The High Court ruled that the proper approach was to consider the likely effect the sentence being imposed would have if the offender had committed all of the crimes in the one jurisdiction, and had been sentenced at the same time.

An error in judgement

Justice Rothman said that in considering both the Victorian and NSW sentences together, Mr Green had been effectively sentenced to 11 years and 1 month imprisonment, with a non-parole period of 2 years and 6 months.

In this case the non-parole period is greater than what is statutorily prescribed, and although there is no prohibition against this, the sentencing judge should have provided his reasons for making such a decision, according to his Honour.

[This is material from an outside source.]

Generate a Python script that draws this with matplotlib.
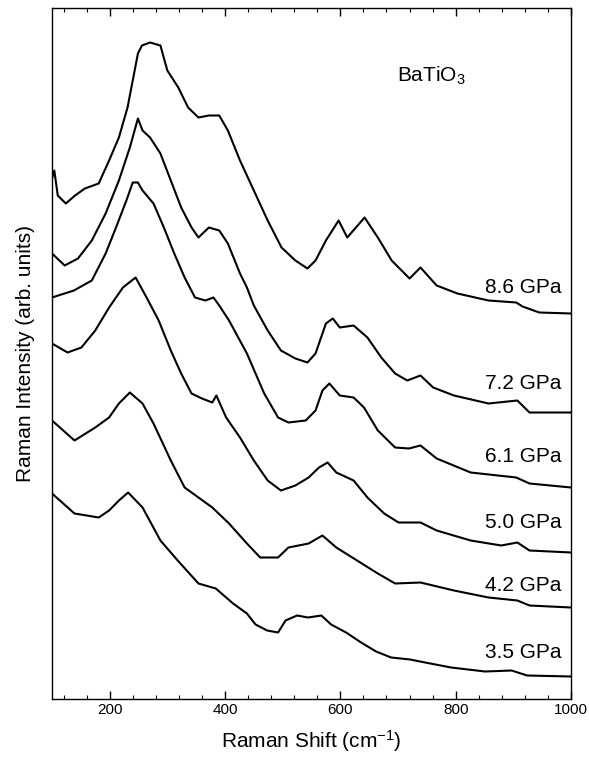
import matplotlib
matplotlib.use("Agg")
import matplotlib.pyplot as plt
from matplotlib.ticker import MultipleLocator, NullLocator

plt.rcParams['font.family'] = ['Liberation Sans', 'DejaVu Sans']
plt.rcParams['mathtext.fontset'] = 'custom'
plt.rcParams['mathtext.rm'] = 'Liberation Sans'
plt.rcParams['mathtext.it'] = 'Liberation Sans'
plt.rcParams['mathtext.default'] = 'regular'

# Raman shift (cm^-1) and stacked intensities (arb. units)
wn_86 = [100, 104, 110, 124, 140, 157, 181, 199, 216, 231, 240, 249, 256, 270, 288, 300, 319, 336, 354, 372,
         390, 405, 426, 450, 474, 498, 522, 543, 557, 575, 597, 612, 642, 665, 689, 720, 739, 767, 803, 857,
         905, 916, 945, 1000]
int_86 = [520, 528, 503, 495, 503, 510, 515, 538, 561, 591, 618, 645, 653, 656, 653, 628, 611, 591, 581, 583,
          583, 568, 538, 508, 478, 451, 438, 430, 438, 458, 478, 461, 481, 461, 438, 420, 431, 413, 405, 398,
          396, 392, 386, 385]

wn_72 = [100, 122, 145, 169, 193, 216, 235, 249, 257, 270, 288, 306, 324, 342, 354, 372, 390, 405, 426, 438,
         450, 474, 497, 522, 543, 557, 575, 587, 599, 623, 647, 671, 695, 716, 739, 761, 797, 857, 907, 928, 1000]
int_72 = [445, 433, 440, 458, 485, 518, 551, 580, 568, 561, 545, 518, 491, 471, 461, 471, 468, 455, 425, 411,
          393, 368, 348, 340, 336, 345, 375, 380, 371, 373, 361, 341, 325, 318, 323, 311, 303, 295, 298, 286, 286]

wn_61 = [100, 138, 169, 193, 211, 229, 240, 249, 257, 276, 294, 312, 330, 348, 366, 380, 390, 407, 438, 468,
         492, 510, 540, 557, 569, 581, 599, 623, 641, 665, 695, 719, 739, 767, 826, 905, 928, 1000]
int_61 = [401, 408, 418, 445, 471, 498, 516, 516, 508, 495, 471, 445, 421, 401, 398, 401, 393, 378, 345, 305,
          281, 276, 278, 288, 308, 315, 303, 301, 291, 268, 251, 250, 253, 240, 226, 221, 215, 211]

wn_50 = [100, 127, 151, 175, 199, 223, 245, 264, 285, 306, 324, 342, 360, 378, 385, 402, 426, 450, 474, 497,
         522, 545, 563, 578, 593, 623, 647, 676, 701, 739, 767, 826, 879, 907, 928, 1000]
int_50 = [355, 346, 351, 368, 391, 411, 421, 401, 378, 348, 325, 305, 300, 296, 303, 281, 261, 238, 218, 208,
          213, 221, 231, 236, 226, 218, 201, 185, 176, 176, 168, 158, 153, 156, 148, 146]

wn_42 = [100, 139, 175, 199, 216, 235, 257, 276, 306, 330, 354, 378, 407, 438, 461, 492, 510, 545, 569, 593,
         629, 665, 695, 739, 797, 857, 907, 928, 1000]
int_42 = [278, 258, 271, 281, 295, 306, 295, 275, 238, 211, 201, 191, 175, 155, 141, 141, 151, 155, 163, 151,
          138, 125, 115, 116, 108, 101, 98, 93, 91]

wn_35 = [100, 139, 181, 199, 216, 232, 257, 288, 318, 354, 384, 414, 438, 453, 473, 492, 505, 525, 544, 567,
         584, 610, 636, 662, 688, 721, 747, 792, 851, 897, 924, 1000]
int_35 = [205, 185, 181, 188, 198, 206, 191, 158, 138, 115, 110, 95, 85, 74, 68, 66, 78, 83, 81, 83,
          74, 66, 56, 47, 41, 39, 36, 31, 27, 28, 23, 22]

labels = ["8.6 GPa", "7.2 GPa", "6.1 GPa", "5.0 GPa", "4.2 GPa", "3.5 GPa"]
label_y = [411, 315, 242, 176, 113, 46]

series = [(wn_86, int_86), (wn_72, int_72), (wn_61, int_61),
          (wn_50, int_50), (wn_42, int_42), (wn_35, int_35)]

fig = plt.figure(figsize=(5.89, 7.62), dpi=100)
ax = fig.add_axes([52 / 589, 1 - 698.5 / 762, (571 - 52) / 589, (698.5 - 8) / 762])

for wn, inten in series:
    ax.plot(wn, inten, color='black', lw=1.5, solid_joinstyle='round')

for lab, ly in zip(labels, label_y):
    ax.text(984, ly, lab, ha='right', va='center', fontsize=15)

ax.text(699, 623, "BaTiO$_3$", ha='left', va='center', fontsize=15)

ax.set_xlim(100, 1000)
ax.set_ylim(0, 690.5)
ax.xaxis.set_major_locator(MultipleLocator(200))
ax.xaxis.set_minor_locator(MultipleLocator(40))
ax.yaxis.set_major_locator(NullLocator())
ax.tick_params(axis='x', which='both', direction='in', top=True, labelsize=11)
ax.tick_params(axis='x', which='major', length=6, width=1)
ax.tick_params(axis='x', which='minor', length=3, width=0.8)
for s in ax.spines.values():
    s.set_linewidth(1.0)

ax.set_xlabel("Raman Shift (cm$^{-1}$)", fontsize=15, labelpad=8)
ax.set_ylabel("Raman Intensity (arb. units)", fontsize=15, labelpad=12)

fig.savefig("out.png", dpi=100)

The justice stated that as no reasons were given, as well as the fact that it had been found there was a need for a longer than prescribed parole period, it must be inferred that “the practical effect of the accumulation on the whole of the incarceration period” had not been considered.

“In my view, the sentence imposed does not appropriately take account of the totality principle, Justice Rothman said. “Were it not for that error, I would also conclude that the sentence imposed does not appropriately reflect the special circumstances finding by the sentencing judge.”

A lesser sentence

On 20 July this year, Justice Rothman ordered that the sentence handed down by Judge Lerve be quashed and Mr Green was resentenced to 7 years imprisonment, with a non-parole period of 4 years and 3 months.

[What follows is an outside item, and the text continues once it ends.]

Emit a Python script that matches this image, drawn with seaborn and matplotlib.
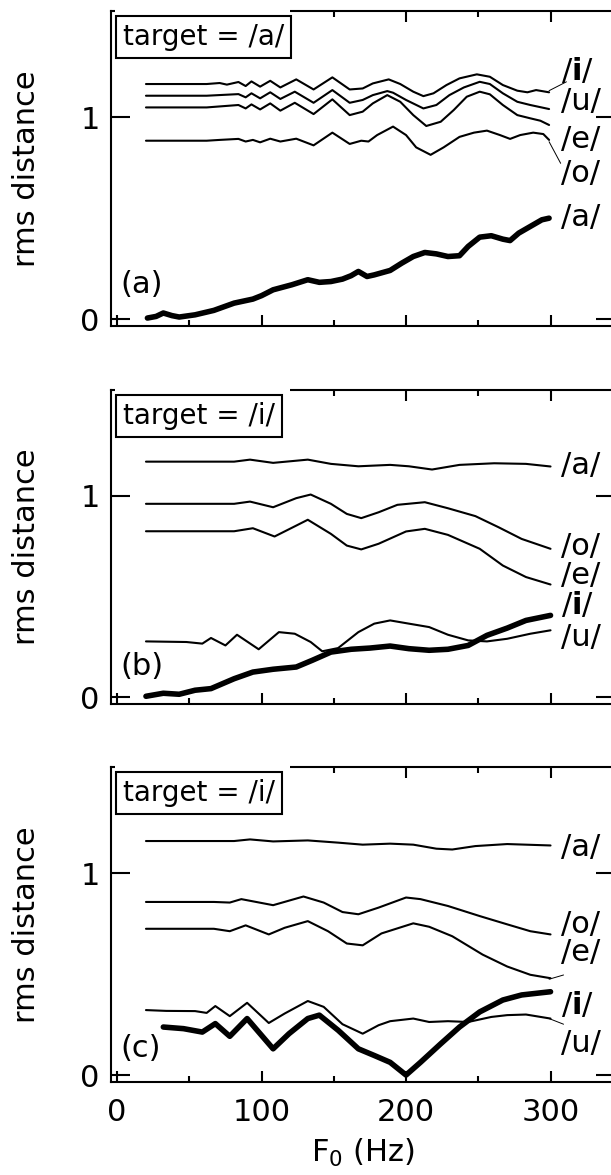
import matplotlib
matplotlib.use("Agg")
import matplotlib.pyplot as plt
from matplotlib.patches import Rectangle
from matplotlib.ticker import NullLocator
import seaborn as sns

# ---------------- data ----------------
# Panel (a): target = /a/
a_i_x = [20, 62, 71, 76, 84, 89, 93, 99, 106, 113, 124, 136, 149, 161, 170, 177, 188, 196, 205, 212, 219, 228, 237, 249, 258, 267, 277, 284, 290, 299]
a_i_y = [1.165, 1.165, 1.170, 1.162, 1.175, 1.155, 1.178, 1.152, 1.181, 1.148, 1.188, 1.138, 1.198, 1.138, 1.143, 1.168, 1.188, 1.165, 1.127, 1.105, 1.119, 1.160, 1.193, 1.213, 1.201, 1.160, 1.132, 1.124, 1.135, 1.124]
a_u_x = [20, 62, 84, 89, 93, 99, 106, 113, 123, 136, 149, 161, 170, 177, 187, 191, 200, 212, 221, 230, 240, 251, 258, 267, 277, 286, 299]
a_u_y = [1.107, 1.107, 1.115, 1.099, 1.119, 1.094, 1.124, 1.091, 1.127, 1.072, 1.135, 1.072, 1.086, 1.110, 1.130, 1.122, 1.086, 1.044, 1.061, 1.110, 1.148, 1.176, 1.165, 1.119, 1.077, 1.061, 1.041]
a_e_x = [20, 62, 84, 89, 93, 99, 106, 113, 123, 136, 149, 161, 170, 177, 187, 196, 205, 214, 224, 233, 242, 251, 258, 267, 277, 286, 293, 299]
a_e_y = [1.049, 1.049, 1.061, 1.044, 1.064, 1.039, 1.069, 1.033, 1.072, 1.016, 1.089, 1.011, 1.028, 1.069, 1.110, 1.077, 1.011, 0.957, 0.978, 1.036, 1.102, 1.127, 1.114, 1.061, 1.011, 0.995, 0.983, 0.962]
a_o_x = [20, 62, 71, 84, 89, 94, 99, 106, 113, 124, 136, 149, 161, 169, 174, 180, 191, 200, 207, 217, 226, 237, 247, 256, 265, 272, 279, 288, 295, 299]
a_o_y = [0.884, 0.884, 0.888, 0.893, 0.880, 0.888, 0.876, 0.894, 0.880, 0.894, 0.861, 0.924, 0.868, 0.884, 0.880, 0.912, 0.954, 0.912, 0.851, 0.814, 0.851, 0.903, 0.924, 0.934, 0.912, 0.893, 0.912, 0.924, 0.917, 0.888]
a_a_x = [21, 27, 32, 38, 43, 54, 67, 81, 94, 100, 108, 121, 132, 140, 148, 156, 162, 167, 173, 178, 189, 197, 205, 213, 221, 229, 237, 243, 251, 259, 267, 272, 278, 286, 294, 299]
a_a_y = [0.005, 0.013, 0.030, 0.017, 0.010, 0.021, 0.043, 0.079, 0.099, 0.116, 0.145, 0.170, 0.195, 0.182, 0.186, 0.198, 0.215, 0.236, 0.211, 0.219, 0.241, 0.277, 0.310, 0.330, 0.323, 0.310, 0.314, 0.360, 0.406, 0.413, 0.396, 0.389, 0.426, 0.459, 0.492, 0.500]

# Panel (b): target = /i/
b_a_x = [20, 81, 92, 108, 132, 148, 167, 189, 202, 218, 237, 261, 283, 300]
b_a_y = [1.168, 1.168, 1.178, 1.162, 1.178, 1.157, 1.145, 1.152, 1.145, 1.129, 1.152, 1.160, 1.157, 1.144]
b_o_x = [20, 81, 92, 108, 124, 134, 148, 159, 169, 181, 194, 213, 229, 248, 264, 280, 300]
b_o_y = [0.959, 0.959, 0.970, 0.942, 0.987, 1.005, 0.959, 0.909, 0.888, 0.917, 0.954, 0.967, 0.937, 0.898, 0.843, 0.785, 0.736]
b_e_x = [20, 81, 94, 109, 124, 132, 148, 159, 169, 181, 200, 213, 229, 251, 267, 283, 300]
b_e_y = [0.823, 0.823, 0.838, 0.797, 0.851, 0.880, 0.810, 0.752, 0.733, 0.761, 0.822, 0.835, 0.805, 0.736, 0.653, 0.596, 0.559]
b_u_x = [20, 48, 59, 65, 75, 83, 98, 112, 123, 134, 142, 153, 167, 178, 189, 202, 216, 229, 243, 256, 270, 286, 300]
b_u_y = [0.277, 0.274, 0.266, 0.294, 0.257, 0.310, 0.238, 0.323, 0.315, 0.274, 0.228, 0.244, 0.323, 0.365, 0.381, 0.365, 0.348, 0.310, 0.282, 0.277, 0.290, 0.315, 0.332]
b_i_x = [20, 32, 43, 54, 65, 81, 94, 108, 124, 135, 148, 162, 175, 189, 202, 216, 229, 243, 256, 270, 283, 300]
b_i_y = [0.005, 0.020, 0.015, 0.035, 0.043, 0.092, 0.125, 0.139, 0.150, 0.183, 0.224, 0.238, 0.244, 0.254, 0.241, 0.233, 0.238, 0.257, 0.307, 0.343, 0.381, 0.406]

# Panel (c): target = /i/
c_a_x = [20, 81, 92, 108, 132, 153, 170, 189, 205, 221, 232, 248, 270, 300]
c_a_y = [1.160, 1.160, 1.168, 1.158, 1.163, 1.152, 1.142, 1.147, 1.142, 1.122, 1.118, 1.135, 1.145, 1.138]
c_o_x = [20, 67, 78, 86, 108, 129, 143, 156, 167, 181, 200, 210, 229, 251, 270, 286, 300]
c_o_y = [0.858, 0.858, 0.855, 0.872, 0.842, 0.885, 0.855, 0.808, 0.797, 0.830, 0.880, 0.872, 0.838, 0.788, 0.747, 0.713, 0.697]
c_e_x = [20, 67, 78, 89, 105, 116, 132, 146, 159, 170, 183, 205, 216, 232, 253, 270, 286, 300]
c_e_y = [0.725, 0.725, 0.713, 0.742, 0.697, 0.730, 0.763, 0.713, 0.652, 0.643, 0.702, 0.752, 0.735, 0.688, 0.597, 0.538, 0.497, 0.480]
c_u_x = [20, 34, 54, 62, 68, 78, 90, 105, 116, 132, 143, 156, 170, 181, 189, 205, 216, 229, 243, 259, 270, 283, 300]
c_u_y = [0.322, 0.318, 0.317, 0.308, 0.342, 0.292, 0.358, 0.258, 0.305, 0.367, 0.338, 0.252, 0.205, 0.247, 0.267, 0.280, 0.263, 0.267, 0.263, 0.288, 0.297, 0.300, 0.280]
c_i_x = [32, 46, 59, 68, 78, 90, 108, 119, 132, 140, 153, 167, 178, 189, 200, 210, 224, 237, 251, 267, 280, 300]
c_i_y = [0.238, 0.230, 0.213, 0.255, 0.192, 0.280, 0.130, 0.205, 0.280, 0.297, 0.222, 0.130, 0.097, 0.063, 0.000, 0.063, 0.155, 0.238, 0.313, 0.372, 0.397, 0.413]

x_ticks = [0, 100, 200, 300]
x_minor_ticks = [50, 150, 250]
y_ticks = [0, 1]

panel_titles = ["target = /a/", "target = /i/", "target = /i/"]
panel_tags = ["(a)", "(b)", "(c)"]
tag_y = [0.17, 0.152, 0.13]

# label text, y position (data units)
labels_a = [("/$\\mathbf{i}$/", 1.228), ("/u/", 1.077), ("/e/", 0.891), ("/o/", 0.723), ("/a/", 0.505)]
labels_b = [("/a/", 1.148), ("/o/", 0.745), ("/e/", 0.604), ("/$\\mathbf{i}$/", 0.457), ("/u/", 0.297)]
labels_c = [("/a/", 1.130), ("/o/", 0.748), ("/e/", 0.605), ("/$\\mathbf{i}$/", 0.347), ("/u/", 0.155)]

# leader lines ((x0, y0), (x1, y1))
leaders_a = [((299, 1.132), (311, 1.176)), ((299, 0.879), (307, 0.772))]
leaders_c = [((299, 0.475), (309, 0.496)), ((299, 0.280), (309, 0.252))]

# ---------------- style ----------------
sns.set_style("ticks")
plt.rcParams["font.family"] = ["DejaVu Sans"]
plt.rcParams["mathtext.fontset"] = "dejavusans"
for key in ["text.color", "axes.labelcolor", "xtick.color", "ytick.color", "axes.edgecolor"]:
    plt.rcParams[key] = "black"

FS = 22
THIN = 1.5
THICK = 4.0

fig = plt.figure(figsize=(6.11, 11.75), dpi=100)
left, width = 0.1812, 0.8253
bottoms = [0.7228, 0.4009, 0.0794]
height = 0.2675

panels = [
    ([(a_i_x, a_i_y, THIN), (a_u_x, a_u_y, THIN), (a_e_x, a_e_y, THIN), (a_o_x, a_o_y, THIN), (a_a_x, a_a_y, THICK)], labels_a, leaders_a),
    ([(b_a_x, b_a_y, THIN), (b_o_x, b_o_y, THIN), (b_e_x, b_e_y, THIN), (b_u_x, b_u_y, THIN), (b_i_x, b_i_y, THICK)], labels_b, []),
    ([(c_a_x, c_a_y, THIN), (c_o_x, c_o_y, THIN), (c_e_x, c_e_y, THIN), (c_u_x, c_u_y, THIN), (c_i_x, c_i_y, THICK)], labels_c, leaders_c),
]

for k, (series, labels, leaders) in enumerate(panels):
    ax = fig.add_axes([left, bottoms[k], width, height])
    for xs, ys, lw in series:
        sns.lineplot(x=xs, y=ys, ax=ax, color="black", linewidth=lw, estimator=None, sort=False)
    ax.set_xlim(-4.4, 344.6)
    ax.set_ylim(-0.033, 1.525)
    ax.set_xticks(x_ticks)
    ax.set_xticks(x_minor_ticks, minor=True)
    ax.set_yticks(y_ticks)
    ax.yaxis.set_minor_locator(NullLocator())
    ax.tick_params(axis="x", which="major", direction="in", length=8, width=1.5, color="black",
                   labelcolor="black", top=True, bottom=True, labelsize=FS, pad=12,
                   labelbottom=(k == 2))
    ax.tick_params(axis="x", which="minor", direction="in", length=4.3, width=1.5, color="black",
                   top=True, bottom=True)
    ax.tick_params(axis="y", which="major", direction="in", length=14, width=1.5, color="black",
                   labelcolor="black", left=True, right=True, labelsize=FS, pad=8)
    for sp in ax.spines.values():
        sp.set_linewidth(1.5)
        sp.set_color("black")
    ax.set_ylabel("rms distance", fontsize=FS, color="black")
    ax.yaxis.set_label_coords(-0.138, 0.5)
    if k == 2:
        ax.set_xlabel(r"F$_0$ (Hz)", fontsize=FS, color="black")
        ax.xaxis.set_label_coords(0.5, -0.175)
    else:
        ax.set_xlabel("")

    # title box with white cover over the top spine
    ax.add_patch(Rectangle((0.0085, 0.975), 0.347, 0.04, transform=ax.transAxes,
                           facecolor="white", edgecolor="none", zorder=5, clip_on=False))
    ax.text(0.0244, 0.962, panel_titles[k], transform=ax.transAxes, ha="left", va="top",
            fontsize=20, zorder=6, color="black",
            bbox=dict(boxstyle="square,pad=0.25", facecolor="white", edgecolor="black", linewidth=1.5))
    ax.text(2, tag_y[k], panel_tags[k], ha="left", va="center", fontsize=FS, color="black")

    for txt, yv in labels:
        ax.text(307.5, yv, txt, ha="left", va="center", fontsize=FS, color="black", clip_on=False)
    for (x0, y0), (x1, y1) in leaders:
        ax.plot([x0, x1], [y0, y1], color="black", linewidth=0.7, clip_on=False)

fig.savefig("out.png", dpi=100)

The court also backdated the sentence further, so that it began on the 30 October 2014. This was close to 14 months earlier than it originally began, which meant Green was required to remain in prison for a total of 3 years, following the end of the non-parole period of the Victorian sentence.

Justices John Basten and Peter Garling agreed with the orders of Justice Rothman.

Mr Green is a pseudonym. The real name of the offender, along with any other information identifying him, has been suppressed under the provisions of section 8 of the Court Suppression and Non Publication Orders Act 2010.